RAW DATA -
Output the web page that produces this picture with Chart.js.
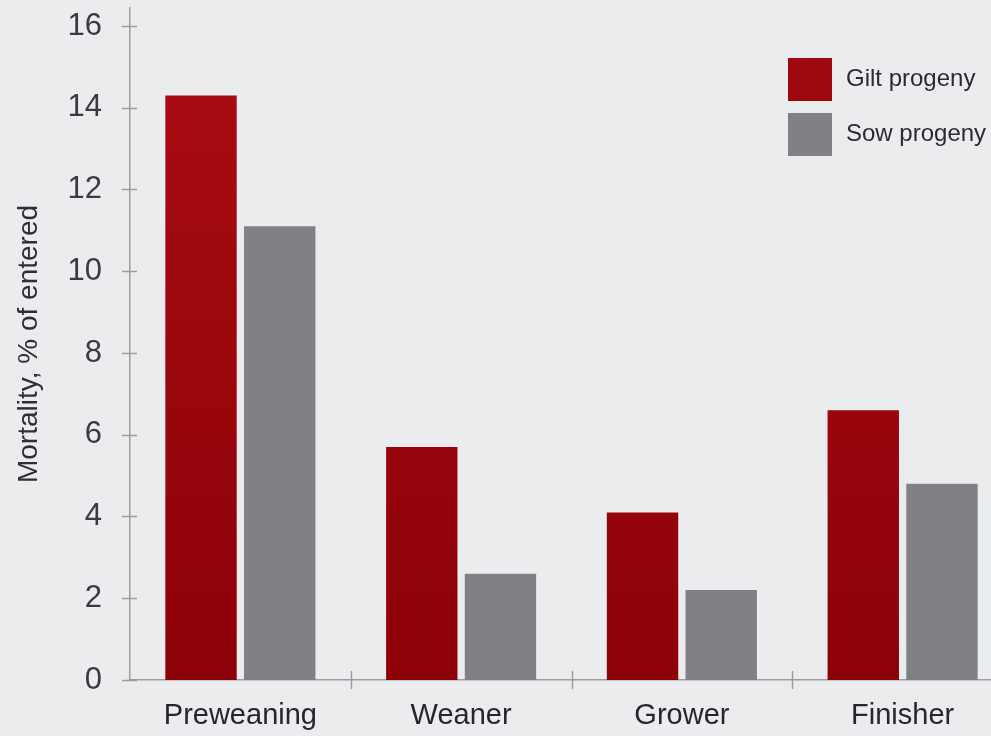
<!DOCTYPE html>
<html>
<head>
<meta charset="utf-8">
<script src="https://cdn.jsdelivr.net/npm/chart.js@4.4.1/dist/chart.umd.min.js"></script>
<style>
  html, body { margin: 0; padding: 0; background: #ebecee; overflow: hidden; }
  #wrap { width: 1013px; height: 736px; }
</style>
</head>
<body>
<div id="wrap"><canvas id="myChart" width="1013" height="736"></canvas></div>
<script>
const categories = ['Preweaning', 'Weaner', 'Grower', 'Finisher'];
const giltProgeny = [14.3, 5.7, 4.1, 6.6];
const sowProgeny = [11.1, 2.6, 2.2, 4.8];
const seriesNames = ['Gilt progeny', 'Sow progeny'];
const yTickValues = [0, 2, 4, 6, 8, 10, 12, 14, 16];

const FONT = "'Liberation Sans Narrow', 'Liberation Sans', Arial, sans-serif";
const AXIS_GREY = '#9c9da0';
const SOW_GREY = '#7f8184';

Chart.defaults.font.family = FONT;

// red bars fade slightly darker toward the baseline
function redFill(context) {
    const area = context.chart.chartArea;
    if (!area) return '#9c0810';
    const g = context.chart.ctx.createLinearGradient(0, area.top, 0, area.bottom);
    g.addColorStop(0, '#ab0c14');
    g.addColorStop(1, '#8c0207');
    return g;
}

// small tick marks that cross both axes
const crossTicks = {
    id: 'crossTicks',
    afterDraw(chart) {
        const ctx = chart.ctx;
        const x = chart.scales.x;
        const y = chart.scales.y;
        ctx.save();
        ctx.strokeStyle = AXIS_GREY;
        ctx.lineWidth = 1.5;
        ctx.beginPath();
        for (const v of yTickValues) {
            const py = Math.round(y.getPixelForValue(v)) + 0.5;
            ctx.moveTo(y.right - 8, py);
            ctx.lineTo(y.right + 7, py);
        }
        const half = (x.getPixelForValue(1) - x.getPixelForValue(0)) / 2;
        for (let i = 1; i <= categories.length; i++) {
            const px = Math.round(x.getPixelForValue(i) - half) + 0.5;
            ctx.moveTo(px, x.top - 9);
            ctx.lineTo(px, x.top + 9);
        }
        ctx.stroke();
        ctx.restore();
    }
};

// legend boxes in the top right corner of the plot
const cornerLegend = {
    id: 'cornerLegend',
    afterDraw(chart) {
        const ctx = chart.ctx;
        const area = chart.chartArea;
        const left = area.right - 225;
        let top = 58;
        ctx.save();
        chart.data.datasets.forEach((ds, i) => {
            ctx.fillStyle = i === 0 ? '#a00810' : SOW_GREY;
            ctx.fillRect(left, top, 44, 43);
            ctx.fillStyle = '#2b2b35';
            ctx.font = '24px ' + FONT;
            ctx.textBaseline = 'middle';
            ctx.textAlign = 'left';
            ctx.fillText(ds.label, left + 58, top + 21);
            top += 55;
        });
        ctx.restore();
    }
};

const ctx = document.getElementById('myChart').getContext('2d');
const myChart = new Chart(ctx, {
    type: 'bar',
    data: {
        labels: categories,
        datasets: [{
            label: seriesNames[0],
            data: giltProgeny,
            backgroundColor: redFill,
            borderWidth: 0
        }, {
            label: seriesNames[1],
            data: sowProgeny,
            backgroundColor: SOW_GREY,
            borderWidth: 0
        }]
    },
    options: {
        responsive: false,
        animation: false,
        layout: { padding: { top: 8, right: 0, left: 0, bottom: 0 } },
        categoryPercentage: 0.713,
        barPercentage: 0.907,
        plugins: {
            legend: { display: false },
            tooltip: { enabled: false }
        },
        scales: {
            x: {
                grid: { display: false, drawTicks: false },
                border: { color: AXIS_GREY, width: 1.5 },
                ticks: {
                    color: '#26262e',
                    font: { size: 29 },
                    padding: 19,
                    maxRotation: 0
                },
                afterFit(scale) {
                    scale.height = 56;
                    scale.paddingLeft = 0;
                    scale.paddingRight = 0;
                }
            },
            y: {
                min: 0,
                max: 16.44,
                afterBuildTicks(scale) {
                    scale.ticks = yTickValues.map(v => ({ value: v }));
                },
                grid: { display: false, drawTicks: false },
                border: { color: AXIS_GREY, width: 1.5 },
                ticks: {
                    color: '#3a3a40',
                    font: { size: 31 },
                    padding: 28
                },
                title: {
                    display: true,
                    text: 'Mortality, % of entered',
                    color: '#2e2e36',
                    font: { size: 28 },
                    padding: { top: 12, bottom: 0 }
                },
                afterFit(scale) {
                    scale.width = 130;
                    scale.paddingTop = 0;
                    scale.paddingBottom = 0;
                }
            }
        }
    },
    plugins: [crossTicks, cornerLegend]
});
</script>
</body>
</html>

PROBLEM DESCRIPTION - Identify every line holding the word "that" and copy it out.

RESPONSE -
Output the web page that produces this picture with Chart.js.
// small tick marks that cross both axes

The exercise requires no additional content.